Assim, inicia o pensamento sobre a Descriação definindo-a: “Descriação: fazer passar do criado ao incriado.” (WEIL, 1993, p. 33). Impossível não lembrar do que acontece com a alma poretiana depois da morte do espírito, ou seja, da vontade, pois, como escreve Marguerite Porete no capítulo 135, depois de afirmar que a alma não tem mais nada em si e isto lhe basta, “portanto, ela está despojada de todas as coisas, pois está sem ser, lá onde estava antes de ser” (PORETE, 2008, p. 225). Assim, passar do criado ao incriado não nos parece muito diferente de voltar a ser o que era antes de ser. Como escreve Palumbo (2014, p. 51), Simone Weil cunha um neologismo que apresenta notáveis correspondências com a experiência e a linguagem mística. Mas diferente do que lemos na Autobiografia espiritual em que ela fala das suas experiências místicas de forma quase objetiva, mesmo entendendo este objetivismo como um não saber/poder dizer o que se passou na sua plenitude, na escrita de A gravidade e a graça uma linguagem mística mais elaborada se faz presente, embora não deixe de ser uma escrita nua e simples (adjetivos bastante convenientes aos místicos de uma maneira geral)[22].

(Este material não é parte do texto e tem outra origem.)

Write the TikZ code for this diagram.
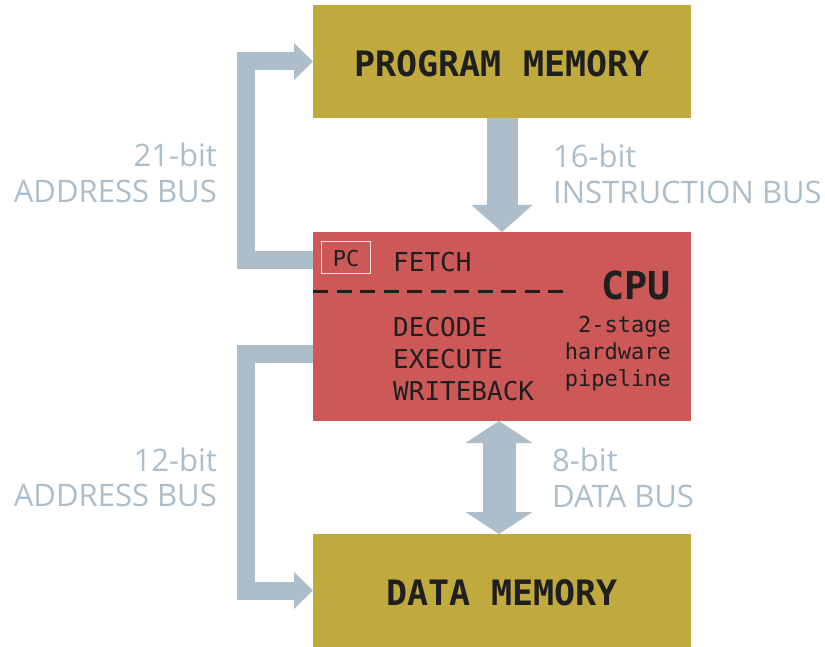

Destarte, os textos de A gravidade e a graça não são correspondências, logo, Simone Weil está à volta com os seus pensamentos, podendo, por isso, refletir um pouco mais sobre si mesma, sobre Deus, a beleza, a dor, o vazio, a plenitude, enfim, sobre tudo que compõe o peso e a leveza ou a gravidade e a graça. Neste sentido, ainda sobre o tema da Descriação escreve:
A criação é um ato de amor e é perpétua. [...] É Deus que por amor retira-se de nós a fim de que possamos amá-lo. Pois se ficássemos expostos à radiação direta do seu amor, sem a proteção do espaço, do tempo e da matéria, seríamos evaporados como a água ao sol; não haveria suficiente eu em nós para abandonar o eu por amor. A necessidade é o anteparo colocado entre Deus e nós para que possamos ser. Cabe a nós atravessar o anteparo para cessar de ser. [...] Participamos da criação do mundo ao nos descriarmos. [...] Ser nada para estar em seu verdadeiro lugar no todo. (WEIL, 1993, p. 33-35, 37 respectivamente).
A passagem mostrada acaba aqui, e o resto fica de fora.